Stage 1 of the main scheme takes water from an intake on the Rakaia River and services 23,000ha via a 17km open canal terminating near Hororata.
Stage 2, under construction since April, will take water from the end of the existing stage 1 canal to service another 20,000ha in the northeast half of the CPW area. It will be underground, using 2.5m and 2m diameter glass-reinforced plastic pipes for the main trunks.
CPWL chief executive Derek Crombie referred to the very wet winter, especially heavy rain a month ago that affected everything. The Hororata River crossing site, where the pipe will be buried about 5m below the river bed, had been flooded twice but that will not affect the completion date, about April next year.
Meanwhile, the physically separate Sheffield scheme is due to come on stream by early October. That will take water from the Waimakariri River and service about 4100ha in the northwest corner of the CPWL coverage area, from a 2 million cu.m storage pond now being lined.
Crombie said in mid-September that the contractor, Fulton Hogan, needed only about 15 days good weather to finish off the HDPE plastic lining of the dam; that meant not too windy, when the plastic sheet would be too unwieldy, or too cold, which would make it brittle.
Only “a little bit of infill pipe” is needed to complete the rest of the infrastructure.
The completed dam will take 14 days to fill, but water draw-off can begin at a depth of only 2 - 3m.
The Sheffield scheme will service 33 shareholder farms and Crombie said most already have their farm infrastructure ready to go.
Meanwhile, Crombie said two separate protest occupations by Greenpeace activists had negligible impact on the progress of either scheme.
On August 2, activists chained themselves inside one of the pipes on the stage 2 construction site but that only briefly stopped work at that one site.
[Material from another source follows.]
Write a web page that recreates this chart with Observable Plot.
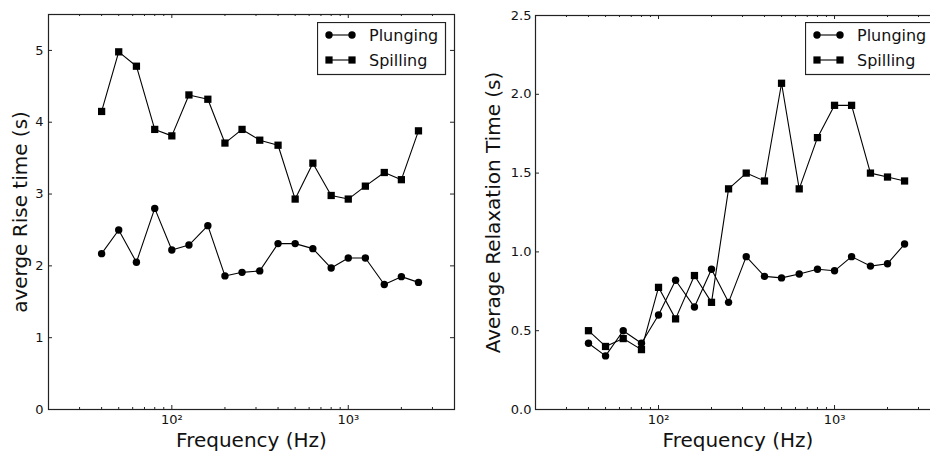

On any day there would be work going on at about eight sections, he said.
On September 7 activists occupied the floor of the Sheffield scheme dam site before being removed by police after about eight hours.
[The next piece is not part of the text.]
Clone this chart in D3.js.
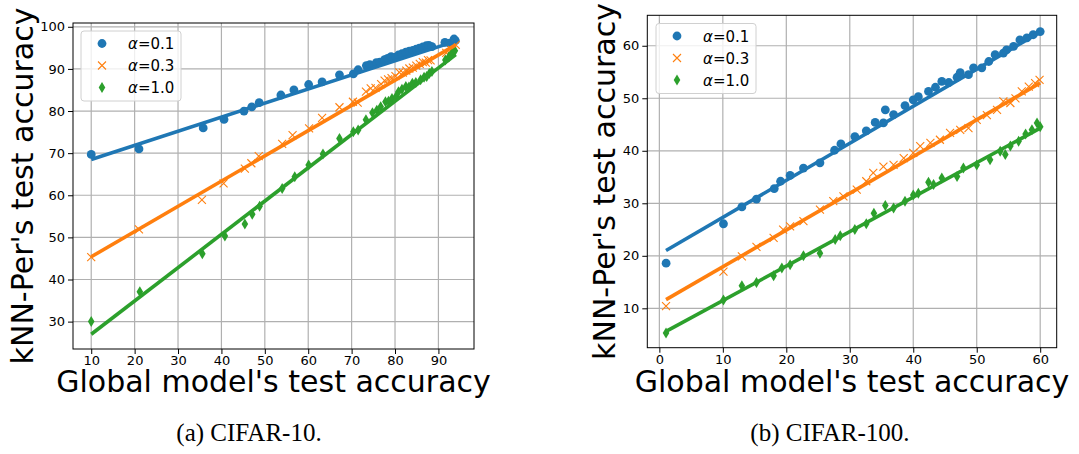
<!DOCTYPE html>
<html>
<head>
<meta charset="utf-8">
<script src="https://cdn.jsdelivr.net/npm/d3@7"></script>
<style>
  body { margin: 0; background: #fff; }
  svg { display: block; }
  .tick text { font-family: "DejaVu Sans", sans-serif; font-size: 13px; fill: #000; }
</style>
</head>
<body>
<div id="chart"></div>
<script>
// CIFAR-10 points: [global acc, kNN-Per acc]
var c10_a01 = [[10,69.7],[21,71],[35.8,76],[40.6,78],[45.2,80],[47,81],[48.7,82],[53.7,83.8],[56.7,85],[60.1,86.3],[63.2,86.9],[67.2,88.6],[70.4,88.8],[71.5,89.8],[73.4,90.8],[74.2,91],[75.7,91.5],[76.5,91.6],[77.6,92.2],[78.3,92.5],[79.1,92.9],[80.1,92.8],[80.8,93.3],[81.6,93.6],[82.5,94],[83.3,94.2],[84.1,94.4],[84.9,94.7],[85.6,94.9],[86.4,95.2],[87.2,95.5],[87.8,95.6],[88.5,95.3],[91.5,96.3],[92.6,96.1],[93.6,97.1],[93.9,96.7]];
var c10_a03 = [[10,45.3],[21,51.9],[35.5,58.9],[40.5,62.8],[45.4,66.3],[46.9,67.6],[48.6,69.3],[54,72.2],[56.4,74.3],[60.2,75.9],[63.2,78.4],[67.2,80.9],[70.3,82.2],[71.4,82],[73.3,84.6],[74.4,85.4],[75.5,85.5],[76.8,86.4],[77.6,87.2],[78.4,87.5],[79.2,87.8],[80.1,88.3],[81,89.2],[81.8,89.1],[82.6,89.6],[83.3,90.1],[84.1,90.3],[84.9,90.8],[85.7,91.2],[86.4,91.6],[87.1,91.5],[87.6,92.1],[88.2,92],[91.8,93.8],[93,94.6],[94,95.7]];
var c10_a10 = [[10,30],[21.2,37.1],[35.6,46.1],[40.8,50.3],[45.4,53.2],[47.1,55.5],[48.8,57.4],[54,61.6],[56.9,64.4],[60.1,67.2],[63.4,69.8],[67.2,73.5],[70.4,75.1],[71.5,75.5],[73.3,77.9],[74.8,79.6],[75.8,80.2],[76.7,81],[77.8,82.2],[78.5,82.3],[79.3,83],[80.2,83.4],[80.8,84.6],[81.6,85.2],[82.5,85.8],[83.2,85.7],[84,86.6],[84.8,86.8],[85.9,87.4],[86.7,88],[87.3,88.2],[87.9,88.9],[88.5,89.4],[91.6,92.1],[92.4,92.8],[93.1,93.7],[93.8,94.3]];

// CIFAR-10 fitted lines (end points)
var c10_fit01 = [[10,68.5],[94,96.6]];
var c10_fit03 = [[10,45.4],[94,95.7]];
var c10_fit10 = [[10,27.0],[94,93.4]];

// CIFAR-100 points
var c100_a01 = [[1.06,18.6],[10.1,26.1],[13,29.3],[15.3,30.8],[18.1,32.8],[19.1,34.2],[20.6,35.3],[22.7,36.7],[25.3,37.7],[27.6,40.1],[28.6,41.3],[30.8,42.7],[32.6,43.8],[34,45.4],[35.3,45.3],[35.6,47.8],[36.9,46.9],[38.7,48.6],[40,49.7],[40.8,50.3],[42.4,51.3],[43.5,52.1],[44.5,53.2],[45.6,53],[46.9,54],[47.4,54.9],[48.7,54.5],[49.5,55.8],[50.8,55.8],[51.9,57],[52.9,58.3],[54.2,58.6],[54.7,59.2],[55.8,59.9],[56.8,61.1],[57.9,61.5],[58.9,62.1],[60,62.7]];
var c100_a03 = [[1.05,10.4],[10.1,17],[13,19.9],[15.3,21.7],[18,23.4],[19.5,25],[20.6,25.6],[22.7,26.6],[25.3,28.8],[27.4,30.4],[29,31.3],[31.1,32.6],[32.6,34.2],[33.7,35.8],[35.3,37],[36.9,37.3],[38.5,38.6],[40,39.6],[41.1,40.9],[42.7,41.5],[44.2,42.1],[45.8,43.4],[47.4,44],[48.7,44.3],[50,45.9],[51.6,46.8],[53.2,47.8],[54.2,49.4],[55.3,49.1],[56.1,50],[57.1,51.3],[58.2,52.2],[59.2,52.9],[59.9,53.5]];
var c100_a10 = [[1.05,5.3],[10.1,11.6],[13,14.3],[15.3,14.9],[18,16.2],[19.3,17.7],[20.6,18.3],[22.7,20],[25.3,20.5],[27.7,23.1],[28.5,23.8],[30.8,25],[32.6,26.1],[33.8,28.1],[35.6,29.6],[36.9,29.1],[38.7,30.4],[40,31.6],[40.8,31.9],[42.4,34],[43.2,33.6],[44.5,34.8],[46.9,35.1],[47.9,36.7],[50,37.3],[52.1,38.3],[53.7,39.9],[54.5,39.3],[55.3,40.9],[56.6,41.8],[57.7,43.2],[58.7,44],[59.5,45.3],[60,44.6]];

var c100_fit01 = [[1.05,21.0],[60,62.6]];
var c100_fit03 = [[1.05,11.65],[60,52.9]];
var c100_fit10 = [[1.05,5.6],[60,44.3]];

var legendLabels = ['0.1', '0.3', '1.0'];
var colors = ['#1f77b4', '#ff7f0e', '#2ca02c'];

var svgWidth = 1079, svgHeight = 454;

var svg = d3.select('#chart').append('svg')
  .attr('width', svgWidth)
  .attr('height', svgHeight);

svg.append('rect').attr('width', svgWidth).attr('height', svgHeight).attr('fill', '#fff');

// draw a marker of the given kind centered at 0,0
function drawMarker(g, kind, color) {
  if (kind === 0) {
    g.append('circle').attr('r', 4.4).attr('fill', color);
  } else if (kind === 1) {
    g.append('path').attr('d', 'M-4,-4L4,4M-4,4L4,-4')
      .attr('stroke', color).attr('stroke-width', 1.1).attr('fill', 'none');
  } else {
    g.append('path').attr('d', 'M0,-5.5L3.3,0L0,5.5L-3.3,0Z').attr('fill', color);
  }
}

function makePanel(opts) {
  var x = d3.scaleLinear().domain(opts.xDomain).range([opts.left, opts.right]);
  var y = d3.scaleLinear().domain(opts.yDomain).range([opts.bottom, opts.top]);
  var g = svg.append('g');

  // grid
  g.append('g').selectAll('line').data(opts.xTicks).enter().append('line')
    .attr('x1', d => x(d)).attr('x2', d => x(d))
    .attr('y1', opts.top).attr('y2', opts.bottom)
    .attr('stroke', '#b0b0b0').attr('stroke-width', 1.2);
  g.append('g').selectAll('line').data(opts.yTicks).enter().append('line')
    .attr('y1', d => y(d)).attr('y2', d => y(d))
    .attr('x1', opts.left).attr('x2', opts.right)
    .attr('stroke', '#b0b0b0').attr('stroke-width', 1.2);

  // scatter points
  opts.series.forEach((s, i) => {
    g.append('g').selectAll('g').data(s).enter().append('g')
      .attr('transform', d => `translate(${x(d[0])},${y(d[1])})`)
      .each(function() { drawMarker(d3.select(this), i, colors[i]); });
  });

  // fitted lines
  var line = d3.line().x(d => x(d[0])).y(d => y(d[1]));
  opts.fits.forEach((f, i) => {
    g.append('path').attr('d', line(f))
      .attr('stroke', colors[i]).attr('stroke-width', 3.6).attr('fill', 'none');
  });

  // axes
  g.append('g').attr('transform', `translate(0,${opts.bottom})`)
    .call(d3.axisBottom(x).tickValues(opts.xTicks).tickSize(5).tickPadding(2).tickFormat(d3.format('d')))
    .call(a => a.select('.domain').remove());
  g.append('g').attr('transform', `translate(${opts.left},0)`)
    .call(d3.axisLeft(y).tickValues(opts.yTicks).tickSize(5).tickPadding(3).tickFormat(d3.format('d')))
    .call(a => a.select('.domain').remove());

  g.append('rect')
    .attr('x', opts.left).attr('y', opts.top)
    .attr('width', opts.right - opts.left).attr('height', opts.bottom - opts.top)
    .attr('fill', 'none').attr('stroke', '#000').attr('stroke-width', 1);

  // axis labels
  g.append('text')
    .attr('x', (opts.left + opts.right) / 2).attr('y', 392)
    .attr('text-anchor', 'middle')
    .attr('font-family', 'DejaVu Sans, sans-serif').attr('font-size', 30)
    .text("Global model's test accuracy");
  g.append('text')
    .attr('transform', `translate(${opts.yLabelX},${(opts.top + opts.bottom) / 2}) rotate(-90)`)
    .attr('text-anchor', 'middle')
    .attr('font-family', 'DejaVu Sans, sans-serif').attr('font-size', 30)
    .text("kNN-Per's test accuracy");

  // legend
  var lg = g.append('g').attr('transform', `translate(${opts.legend[0]},${opts.legend[1]})`);
  lg.append('rect').attr('width', 100).attr('height', 70).attr('rx', 3)
    .attr('fill', '#fff').attr('fill-opacity', 0.8)
    .attr('stroke', '#d0d0d0').attr('stroke-width', 1);
  legendLabels.forEach((lab, i) => {
    var row = lg.append('g').attr('transform', `translate(0,${12.5 + i * 22})`);
    drawMarker(row.append('g').attr('transform', 'translate(21,0)'), i, colors[i]);
    var t = row.append('text').attr('x', 47).attr('y', 5.5)
      .attr('font-family', 'DejaVu Sans, sans-serif').attr('font-size', 15);
    t.append('tspan').attr('font-style', 'italic').text('α');
    t.append('tspan').text('=' + lab);
  });

  // caption
  svg.append('text')
    .attr('x', opts.captionX).attr('y', 441)
    .attr('text-anchor', 'middle')
    .attr('font-family', 'Liberation Serif, Times New Roman, serif').attr('font-size', 25)
    .text(opts.caption);
}

makePanel({
  left: 73, right: 474, top: 23, bottom: 349,
  xDomain: [5.8, 98.2], yDomain: [23.5, 100.9],
  xTicks: [10, 20, 30, 40, 50, 60, 70, 80, 90],
  yTicks: [30, 40, 50, 60, 70, 80, 90, 100],
  series: [c10_a01, c10_a03, c10_a10],
  fits: [c10_fit01, c10_fit03, c10_fit10],
  yLabelX: 33, legend: [81, 31],
  caption: '(a) CIFAR-10.', captionX: 249
});

makePanel({
  left: 647.3, right: 1056.7, top: 15.3, bottom: 347.7,
  xDomain: [-1.9, 62.6], yDomain: [2.5, 65.8],
  xTicks: [0, 10, 20, 30, 40, 50, 60],
  yTicks: [10, 20, 30, 40, 50, 60],
  series: [c100_a01, c100_a03, c100_a10],
  fits: [c100_fit01, c100_fit03, c100_fit10],
  yLabelX: 615, legend: [656, 23.5],
  caption: '(b) CIFAR-100.', captionX: 830
});
</script>
</body>
</html>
Crombie said the protests had minor effects “but [according to] their website they stopped the world”.
“We’re frustrated that the information they’re giving out is selective and misleading; saying things like we’re polluting the rivers is simply not correct because we don’t have any discharge into the Waimakariri, the Selwyn or the Rakaia.
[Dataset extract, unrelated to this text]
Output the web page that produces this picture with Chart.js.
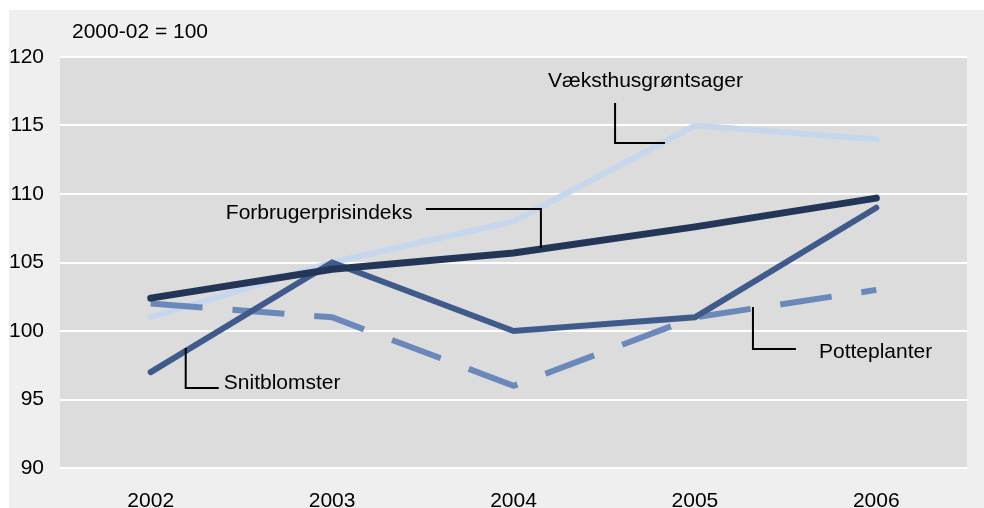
<!DOCTYPE html>
<html>
<head>
<meta charset="utf-8">
<script src="https://cdn.jsdelivr.net/npm/chart.js@4.4.1/dist/chart.umd.min.js"></script>
<style>
  body { margin: 0; background: #fff; }
  #wrap { width: 984px; height: 508px; position: relative; }
</style>
</head>
<body>
<div id="wrap"><canvas id="chart-indeks"></canvas></div>
<script>
const aar = ["2002", "2003", "2004", "2005", "2006"];
const forbrugerprisindeks = [102.4, 104.5, 105.7, 107.6, 109.7];
const snitblomster = [97, 105, 100, 101, 109];
const potteplanter = [102, 101, 96, 101, 103];
const vaeksthus = [101, 105, 108, 115, 114];
const y_ticks = [90, 95, 100, 105, 110, 115, 120];

// labels with leader lines, in data units (x = category index, y = index value)
const etiketter = [
  { tekst: "Væksthusgrøntsager", x: 2.19, y: 118.25, linje: [[2.56, 116.64], [2.56, 113.72], [2.835, 113.72]] },
  { tekst: "Forbrugerprisindeks", x: 0.414, y: 108.6, linje: [[1.517, 108.9], [2.151, 108.9], [2.151, 106.06]] },
  { tekst: "Snitblomster", x: 0.403, y: 96.2, linje: [[0.193, 98.76], [0.193, 95.84], [0.375, 95.84]] },
  { tekst: "Potteplanter", x: 3.684, y: 98.47, linje: [[3.32, 101.75], [3.32, 98.69], [3.557, 98.69]] },
];

const font = "'Liberation Sans', Arial, sans-serif";
Chart.defaults.color = "#000";
Chart.defaults.font.family = font;
Chart.defaults.font.size = 21;

const baggrund = {
  id: "baggrund",
  beforeDraw(chart) {
    const c = chart.ctx;
    const a = chart.chartArea;
    c.save();
    c.fillStyle = "#ffffff";
    c.fillRect(0, 0, chart.width, chart.height);
    c.fillStyle = "#efefef";
    c.fillRect(9, 10, chart.width - 9, chart.height - 10);
    c.fillStyle = "#dcdcdc";
    c.fillRect(a.left, a.top, a.right - a.left, a.bottom - a.top);
    c.restore();
  },
  afterDraw(chart) {
    const c = chart.ctx;
    const a = chart.chartArea;
    const xs = chart.scales.x;
    const ys = chart.scales.y;
    c.save();
    c.font = "21px " + font;
    c.fillStyle = "#000";
    c.textBaseline = "middle";
    c.textAlign = "left";
    c.fillText("2000-02 = 100", a.left + 12, a.top - 25);
    c.strokeStyle = "#000";
    c.lineWidth = 2;
    etiketter.forEach((e) => {
      c.fillText(e.tekst, xs.getPixelForValue(e.x), ys.getPixelForValue(e.y));
      c.beginPath();
      e.linje.forEach((p, i) => {
        const px = xs.getPixelForValue(p[0]);
        const py = ys.getPixelForValue(p[1]);
        if (i === 0) c.moveTo(px, py);
        else c.lineTo(px, py);
      });
      c.stroke();
    });
    c.restore();
  },
};

const ctx = document.getElementById("chart-indeks");
new Chart(ctx, {
  type: "line",
  data: {
    labels: aar,
    datasets: [
      {
        label: "Forbrugerprisindeks",
        data: forbrugerprisindeks,
        borderColor: "#243658",
        borderWidth: 7,
        borderCapStyle: "round",
      },
      {
        label: "Snitblomster",
        data: snitblomster,
        borderColor: "#3f5b8c",
        borderWidth: 6,
        borderCapStyle: "round",
      },
      {
        label: "Potteplanter",
        data: potteplanter,
        borderColor: "#6b88bb",
        borderWidth: 6,
        borderDash: [52, 30],
        borderCapStyle: "butt",
      },
      {
        label: "Væksthusgrøntsager",
        data: vaeksthus,
        borderColor: "#c6d7ed",
        borderWidth: 6,
        borderCapStyle: "round",
      },
    ],
  },
  options: {
    responsive: true,
    maintainAspectRatio: false,
    animation: false,
    layout: { padding: { top: 57, right: 17, left: 0, bottom: 0 } },
    elements: { point: { radius: 0 }, line: { tension: 0, borderJoinStyle: "miter" } },
    plugins: { legend: { display: false }, tooltip: { enabled: false } },
    scales: {
      x: {
        offset: true,
        grid: { display: false, drawTicks: false },
        border: { display: false },
        ticks: { padding: 21, maxRotation: 0 },
        afterFit(scale) { scale.height = 40; },
      },
      y: {
        min: 90,
        max: 120,
        afterBuildTicks(scale) { scale.ticks = y_ticks.map((v) => ({ value: v })); },
        grid: { color: "#ffffff", lineWidth: 2, drawTicks: false },
        border: { display: false },
        ticks: { padding: 16 },
        afterFit(scale) { scale.width = 60; },
      },
    },
  },
  plugins: [baggrund],
});
</script>
</body>
</html>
“At the same time, we’ve said to them we have no problem with peaceful demonstration; that’s a democratic right. We have a problem with them over illegal occupation or illegal trespass.”
Responding to the Greenpeace charge that irrigation would expand intensive dairying, Crombie said there is no doubt that irrigation can support dairy farming.
“But the other side of it – and this is where they’re not saying anything – is that Environment Canterbury have put very stringent operating conditions on dairying and other types of farming. If you convert to a dairy farm now you have to comply with those conditions.”
Crombie pointed out that the three broad types of soils in the CPWL area include very good soils for high-end cropping around Darfield, Kirwee and Sheffield; middle-grade soils that do not hold water quite as well and are used for sheep and beef units; and stoney soils on the south sector near the Rakaia where dairy has prospered.
That area was fully developed for dairy before the CPW scheme, but using groundwater for irrigation. Crombie said the scheme allows them to turn off groundwater and replace it with surface water, to the benefit of the aquifers and lowland streams.